A Murdoch University scholar is calling for collaboration among researchers with differing views on Attention Deficit Hyperactive Disorder (ADHD).
Dr Martin Whitely, who is a prominent critic of ADHD child prescribing, will be presenting a seminar on the potential for what he terms ‘contested research’ to improve medical and psychiatric practice.
Attention Deficit Hyperactive Disorder (ADHD) is the most commonly diagnosed childhood psychiatric disorder in the world and prescribing rates are rising rapidly. However, its diagnosis and treatment is highly controversial.
Dr Whitely said: “I believe ADHD is an extreme example of pro-pharmaceutical research bias leading to the overestimation of the benefits and underestimation of the risks of psychotropic drugs and a broadening of the definition of mental illness.”
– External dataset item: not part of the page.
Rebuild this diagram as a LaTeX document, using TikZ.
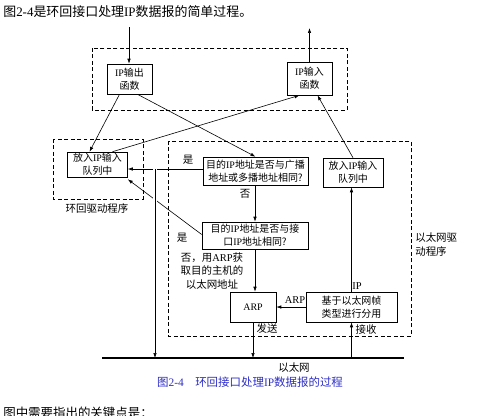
\documentclass[tikz,border=0pt]{standalone}
\usepackage{fontspec}
\setmainfont{Liberation Serif}
\newfontfamily\cjk{Noto Sans CJK SC}
\usetikzlibrary{arrows.meta,calc,positioning}
\definecolor{CapBlue}{RGB}{45,45,200}
\newcommand{\en}[1]{{\rmfamily #1}}

\begin{document}
\begin{tikzpicture}[x=1bp,y=-1bp,>={Latex[length=5pt,width=3.5pt]},line width=0.6pt,
    box/.style={draw,align=center,font=\cjk\fontsize{10}{13}\selectfont,inner sep=0pt},
    grp/.style={draw,dash pattern=on 4pt off 2.5pt},
    lab/.style={font=\cjk\fontsize{10.5}{14}\selectfont,inner sep=0pt}]
  \useasboundingbox (0,0) rectangle (491,415);
  \node[lab,anchor=west,font=\cjk\fontsize{13}{15}\selectfont] (title) at (3,12) {图\en{2-4}是环回接口处理\en{IP}数据报的简单过程。};
  % dashed groups
  \draw[grp] (92,48) rectangle (347,110);
  \draw[grp] (53,139) rectangle (143,199);
  \draw[grp] (168,141) rectangle (411,336);
  % boxes
  \node[box,minimum width=45bp,minimum height=30bp] (ipout) at (129.5,79) {\en{IP}输出\\函数};
  \node[box,minimum width=45bp,minimum height=33bp] (ipin) at (309.5,78.5) {\en{IP}输入\\函数};
  \node[box,minimum width=60bp,minimum height=25bp] (lq) at (97.5,164.5) {放入\en{IP}输入\\队列中};
  \node[box,minimum width=60bp,minimum height=29bp] (rq) at (353,172.5) {放入\en{IP}输入\\队列中};
  \node[box,minimum width=105bp,minimum height=28bp] (bcast) at (255.5,171) {目的\en{IP}地址是否与广播\\地址或多播地址相同?};
  \node[box,minimum width=106bp,minimum height=27bp] (ifaddr) at (255,235.5) {目的\en{IP}地址是否与接\\口\en{IP}地址相同?};
  \node[box,minimum width=46bp,minimum height=30bp] (arp) at (253,307) {\en{ARP}};
  \node[box,minimum width=91bp,minimum height=30bp] (demux) at (351.5,307) {基于以太网帧\\类型进行分用};
  % ethernet
  \coordinate (e1) at (102,358);
  \coordinate (e2) at (404,358);
  \draw[line width=2bp] (e1) -- (e2);
  \coordinate (src) at (129,27);
  \coordinate (dst) at (310,28);
  \coordinate (jn) at (155,169);
  % connectors
  \draw[->] (src) -- (src |- ipout.north);
  \draw[->] (ipin.north) -- (ipin.north |- dst);
  \draw[->] ([xshift=-10bp]ipout.south) -- ([xshift=-8bp]lq.north);
  \draw[->] ([xshift=8bp]ipout.south) -- (bcast.north);
  \draw[->] ([xshift=15bp]lq.north) -- ([xshift=-10bp]ipin.south);
  \draw[->] (rq.north) -- ([xshift=8bp]ipin.south);
  \draw[->] (bcast.west |- jn) -- (lq.east |- jn);
  \draw[->] ([yshift=1bp]ifaddr.west) -- ([yshift=-2bp]lq.south east);
  \draw[preaction={draw,white,line width=4bp},->] (jn) -- (jn |- e1);
  \draw[->] (bcast.south -| ifaddr.north) -- (ifaddr.north);
  \draw[->] (ifaddr.south) -- (ifaddr.south |- arp.north);
  \draw[->] (demux.west) -- (arp.east);
  \draw[->] (demux.north) -- (demux.north |- rq.south);
  \draw[->] (arp.south) -- (arp.south |- e1);
  \draw[->] (demux.south |- e1) -- (demux.south);
  % labels
  \node[lab] (yes1) at (188,160) {是};
  \node[lab] (no1) at (245,194) {否};
  \node[lab] (yes2) at (182,238) {是};
  \node[lab,align=center] (no2) at (212,271) {否，用\en{ARP}获\\取目的主机的\\以太网地址};
  \node[lab] (arplab) at (295,300) {\en{ARP}};
  \node[lab] (iplab) at (357,286) {\en{IP}};
  \node[lab] (send) at (267,329) {发送};
  \node[lab] (recv) at (366,330) {接收};
  \node[lab] (ethlab) at (294,368) {以太网};
  \node[lab] (lolab) at (97,209) {环回驱动程序};
  \node[lab,anchor=west,align=left] (ethdrv) at (415,245) {以太网驱\\动程序};
  \node[lab,text=CapBlue,font=\cjk\fontsize{11.5}{13}\selectfont] (cap) at (250,382) {图\en{2-4}\quad 环回接口处理\en{IP}数据报的过程};
  \node[lab,anchor=west,font=\cjk\fontsize{12.5}{14}\selectfont] (next) at (3,413) {图中需要指出的关键点是：};
\end{tikzpicture}
\end{document}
“Contested research, where researchers with competing perspectives negotiate research questions and methodologies in open processes, could help achieve a more robust evidence base.”
Dr Whitely led research recently published in the Medical Journal of Australia that found the youngest children in WA primary school classes are approximately twice as likely as their oldest classmates to take ADHD medication.
The study was the fifth large scale international study to suggest that age related immaturity is being misdiagnosed as ADHD.
“I intentionally partnered with researchers who had never expressed a view on ADHD. Next time I would like to go one step further and partner with those who disagree with my views,” Dr Whitely added.
In this seminar Dr Whitely will identify several potential research projects relating to ADHD and other mental health conditions, and invite participation from potential research partners, including those with differing perspectives on ADHD.
The seminar will be of interest to researchers, policy makers, educators and members of the community.